Un’ipertrofia della codificazione può finire col bloccare l’innovazione, nel senso che spinge a concentrare una quantità di sforzi sulla formalità e a diminuire l’attenzione intorno alla creazione di qualcosa di imprevisto. Un’innovazione, spesso, viene da un pensiero sviluppato da una comunità o da qualcuno che ha visto qualcosa che non era già stato burocraticamente previsto. E poi è chiaro che tutto ciò che è dovere, diritto, modulo, codice, è pesante: mentre tutto ciò che è relazione, creazione, amicizia, fiducia, è leggero e interessante. Noi viviamo nella nostra comunità, non nel codice.

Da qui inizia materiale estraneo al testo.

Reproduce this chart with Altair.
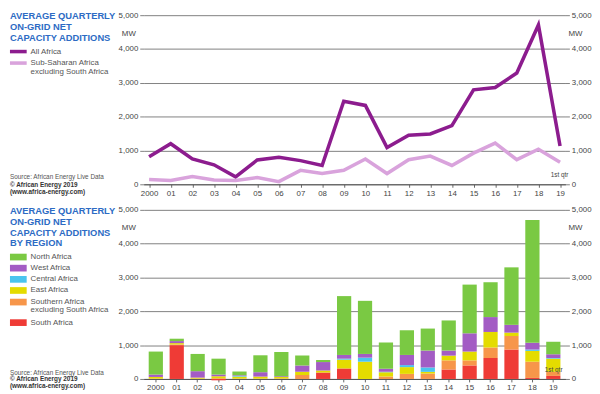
import altair as alt
import pandas as pd

# ---------------- data ----------------
years = ["2000", "01", "02", "03", "04", "05", "06", "07", "08", "09",
         "10", "11", "12", "13", "14", "15", "16", "17", "18", "19"]

all_africa = [816, 1200, 749, 576, 221, 720, 797, 700, 557, 2457,
              2332, 1084, 1449, 1488, 1737, 2793, 2860, 3292, 4712, 1132]
sub_saharan = [144, 115, 230, 125, 115, 200, 77, 413, 317, 413,
               749, 317, 729, 835, 557, 921, 1219, 729, 1036, 653]

regions = ["South Africa", "Southern Africa excluding South Africa", "East Africa",
           "Central Africa", "West Africa", "North Africa"]
south_africa = [0, 1000, 0, -40, 0, 0, 0, 0, 190, 310, 0, 0, 0, 0, 280, 400, 620, 870, 30, 90]
southern = [10, 20, 10, 20, 10, 10, 10, 120, 0, 0, 0, 70, 150, 160, 270, 150, 310, 400, 480, 120]
east = [50, 40, 30, 60, 60, 60, 50, 90, 60, 260, 510, 130, 200, 50, 140, 260, 460, 100, 320, 390]
central = [0, 0, 0, 0, 20, 0, 0, 0, 0, 30, 120, 10, 60, 130, 0, 0, 0, 0, 40, 20]
west = [70, 60, 190, 50, 20, 130, 20, 190, 250, 110, 110, 90, 300, 500, 150, 540, 440, 230, 200, 110]
north = [680, 70, 510, 470, 110, 500, 720, 290, 60, 1740, 1570, 780, 730, 650, 890, 1440, 1030, 1700, 3630, 370]
region_values = [south_africa, southern, east, central, west, north]

y_ticks = [0, 1000, 2000, 3000, 4000, 5000]

# ---------------- style ----------------
FONT = "Liberation Sans"
BLUE = "#2d6bc4"
TXT = "#555555"
AX = "#444444"
GRID = "#808080"
C_ALL = "#8c1c8e"
C_SUB = "#d9a3dc"
region_colors = ["#ef3b36", "#f7964a", "#e4dc00", "#4ac4ef", "#a35cc4", "#7ac943"]
W, H = 429, 172

line_df = pd.DataFrame({
    "year": years * 2,
    "series": ["All Africa"] * len(years) + ["Sub-Saharan"] * len(years),
    "value": all_africa + sub_saharan,
})
bar_rows = []
for oi, (reg, vals) in enumerate(zip(regions, region_values)):
    for y, v in zip(years, vals):
        bar_rows.append({"year": y, "region": reg, "value": v, "order": oi})
bar_df = pd.DataFrame(bar_rows)
tot_df = pd.DataFrame({"year": years, "value": all_africa})


def y_axis(orient):
    return alt.Axis(orient=orient, values=y_ticks, format=",d", title=None,
                    labelFont=FONT, labelFontSize=8, labelColor=AX,
                    tickSize=4, tickColor=GRID, domain=False,
                    grid=(orient == "left"), gridColor=GRID, gridWidth=1,
                    labelPadding=2)


x_axis = alt.Axis(title=None, labelAngle=0, labelFont=FONT, labelFontSize=8,
                  labelColor=AX, tickSize=3, tickColor="#666", domainColor="#555",
                  grid=False, labelPadding=2)


def txt(s, x, y, size=8, color=TXT, weight="normal", align="left"):
    return alt.Chart(alt.Data(values=[{}])).mark_text(
        text=s, fontSize=size, color=color, fontWeight=weight, align=align,
        baseline="middle", font=FONT
    ).encode(x=alt.value(x), y=alt.value(y))


def box(x1, x2, y1, y2, color):
    return alt.Chart(alt.Data(values=[{}])).mark_rect(color=color).encode(
        x=alt.value(x1), x2=alt.value(x2), y=alt.value(y1), y2=alt.value(y2))


def seg(x1, x2, y, color, w):
    return alt.Chart(alt.Data(values=[{}])).mark_rule(color=color, strokeWidth=w).encode(
        x=alt.value(x1), x2=alt.value(x2), y=alt.value(y))


TL = -136  # left edge of side text relative to plot
LT = -115  # legend text x
TS = 10.8  # title line spacing

# ---------------- top chart ----------------
xs_line = alt.X("year:O", sort=years, scale=alt.Scale(type="point", padding=0.25), axis=x_axis)
lines = alt.Chart(line_df).mark_line(strokeWidth=3.6, strokeJoin="miter").encode(
    x=xs_line,
    y=alt.Y("value:Q", scale=alt.Scale(domain=[0, 5000]), axis=y_axis("left")),
    color=alt.Color("series:N", scale=alt.Scale(domain=["All Africa", "Sub-Saharan"],
                                                range=[C_ALL, C_SUB]), legend=None),
)
right_top = alt.Chart(line_df).mark_line(opacity=0).encode(
    x=xs_line,
    y=alt.Y("value:Q", scale=alt.Scale(domain=[0, 5000]), axis=y_axis("right")),
)
top_text = [
    txt("AVERAGE QUARTERLY", TL, 1.3, 9.5, BLUE, "bold"),
    txt("ON-GRID NET", TL, 1.3 + TS, 9.5, BLUE, "bold"),
    txt("CAPACITY ADDITIONS", TL, 1.3 + 2 * TS, 9.5, BLUE, "bold"),
    seg(TL, TL + 17, 37, C_ALL, 3.6),
    txt("All Africa", LT, 37),
    seg(TL, TL + 17, 48.7, C_SUB, 3.6),
    txt("Sub-Saharan Africa", LT, 48.7),
    txt("excluding South Africa", LT, 58),
    txt("Source: African Energy Live Data", TL, H - 7.7, 6.5),
    txt("© African Energy 2019", TL, H + 0.5, 6.5, "#333", "bold"),
    txt("(www.africa-energy.com)", TL, H + 7.7, 6.5, "#333", "bold"),
    txt("MW", -8, 19, 8, AX, align="right"),
    txt("MW", W + 3, 19, 8, AX),
    txt("1st qtr", W - 6, H - 9, 6.5, AX, align="center"),
]
top = alt.layer(lines, right_top, *top_text).resolve_scale(y="independent").properties(
    width=W, height=H)

# ---------------- bottom chart ----------------
xs_bar = alt.X("year:O", sort=years, scale=alt.Scale(paddingInner=0.32, paddingOuter=0.24),
               axis=x_axis)
bars = alt.Chart(bar_df).mark_bar().encode(
    x=xs_bar,
    y=alt.Y("value:Q", stack="zero", scale=alt.Scale(domain=[0, 5000]), axis=y_axis("left")),
    color=alt.Color("region:N", scale=alt.Scale(domain=regions, range=region_colors), legend=None),
    order=alt.Order("order:Q"),
)
right_bot = alt.Chart(tot_df).mark_point(opacity=0).encode(
    x=xs_bar,
    y=alt.Y("value:Q", scale=alt.Scale(domain=[0, 5000]), axis=y_axis("right")),
)
leg_items = [("North Africa", 48, "#7ac943"), ("West Africa", 59.3, "#a35cc4"),
             ("Central Africa", 70.7, "#4ac4ef"), ("East Africa", 82, "#e4dc00"),
             ("Southern Africa", 93.8, "#f7964a"), ("South Africa", 114.7, "#ef3b36")]
bot_text = [
    txt("AVERAGE QUARTERLY", TL, 1.7, 9.5, BLUE, "bold"),
    txt("ON-GRID NET", TL, 1.7 + TS, 9.5, BLUE, "bold"),
    txt("CAPACITY ADDITIONS", TL, 1.7 + 2 * TS, 9.5, BLUE, "bold"),
    txt("BY REGION", TL, 1.7 + 3 * TS, 9.5, BLUE, "bold"),
]
for name, yy, col in leg_items:
    bot_text.append(box(TL, TL + 17, yy - 3.4, yy + 3.4, col))
    bot_text.append(txt(name, LT, yy))
bot_text += [
    txt("excluding South Africa", LT, 102.3),
    txt("Source: African Energy Live Data", TL, H - 6.3, 6.5),
    txt("© African Energy 2019", TL, H + 0.5, 6.5, "#333", "bold"),
    txt("(www.africa-energy.com)", TL, H + 7.7, 6.5, "#333", "bold"),
    txt("MW", -8, 18.3, 8, AX, align="right"),
    txt("MW", W + 3, 18.3, 8, AX),
    txt("1st qtr", W - 12, H - 9, 6.5, AX, align="center"),
]
bottom = alt.layer(bars, right_bot, *bot_text).resolve_scale(y="independent").properties(
    width=W, height=H)

chart = alt.vconcat(top, bottom, spacing=9).resolve_scale(
    color="independent"
).properties(
    padding={"left": 0, "top": 0, "right": 0, "bottom": 0},
    autosize=alt.AutoSizeParams(type="pad", contains="content"),
).configure(
    background="white", padding={"left": 0, "top": 0, "right": 0, "bottom": 0}
).configure_view(stroke=None)

chart.save("out.html", embed_options={"renderer": "svg", "actions": False})
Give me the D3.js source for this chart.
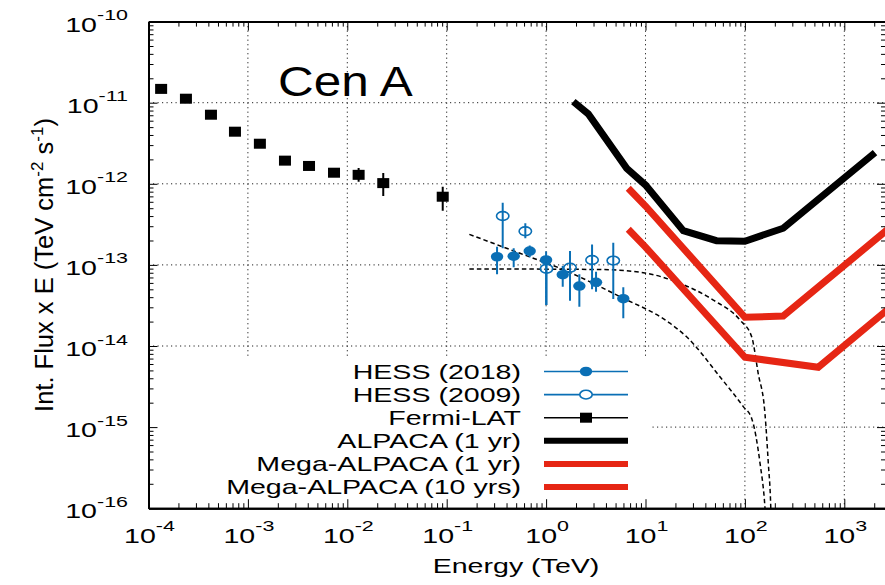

Ma attenzione: il codice serve invece per tutto ciò che deve garantire l’equilibrio tra innovazione e continuità, evitando la prepotenza, l’inganno, la violenza. Perché una comunità non è necessariamente un luogo della parità tra le persone. Anzi: spesso sono proprio le leggi che riequilibrano le relazioni di prepotenza o di ingiustizia.


Se le relazioni che una popolazione vive sono prevalentemente di comunità (occhio che tra queste vanno necessariamente comprese le relazioni feudali, mafiose, oligarchiche…) ma mancano le leggi che impediscano l’inganno, la prepotenza e la violenza, la comunità prevale ma non la collaborazione.


Insomma: un contesto giusto e umano è un contesto nel quale le relazioni di comunità e quelle codificate sono in equilibrio.


Internet ha dato forza alla comunità e alle relazioni umane. Ma in un contesto di leggi forti produce più risultati collaborativi che in un contesto di leggi deboli.


In realtà, l’innovazione nei codici è proprio il lavoro della politica. E la politica, in democrazia, è competitiva. Ma se la competizione si mangia tutto il dibattito, si perde molta ricchezza intellettuale ed esperienziale, si costruisce meno sul progetto e più sulla contrapposizione.


Quindi quello che serve è che l’innovazione nei codici venga attuata nel contesto di un codice più importante – tipicamente la Costituzione – che garantisca un processo per cui prima c’è una conversazione collaborativa che rispetti tutte le posizioni e le esperienze e poi si passi alla competizione.


Il rischio di parlare solo di conversazione, senza distinguere le dinamiche diverse della conversazione, può portare a qualche confusione: se ne parla in termini di democrazia plebiscitaria, democrazia padronale, democrazia familiare o democrazia populista. E la conversazione può essere utilizzata anche da queste dinamiche in assenza di un contesto costituzionale solido, chiaro e condiviso.


Credo che queste siano intuizioni sulle quali dovrò fare ancora molta riflessione. Spero possano indurre a qualche contributo, paziente e “collaborativo”.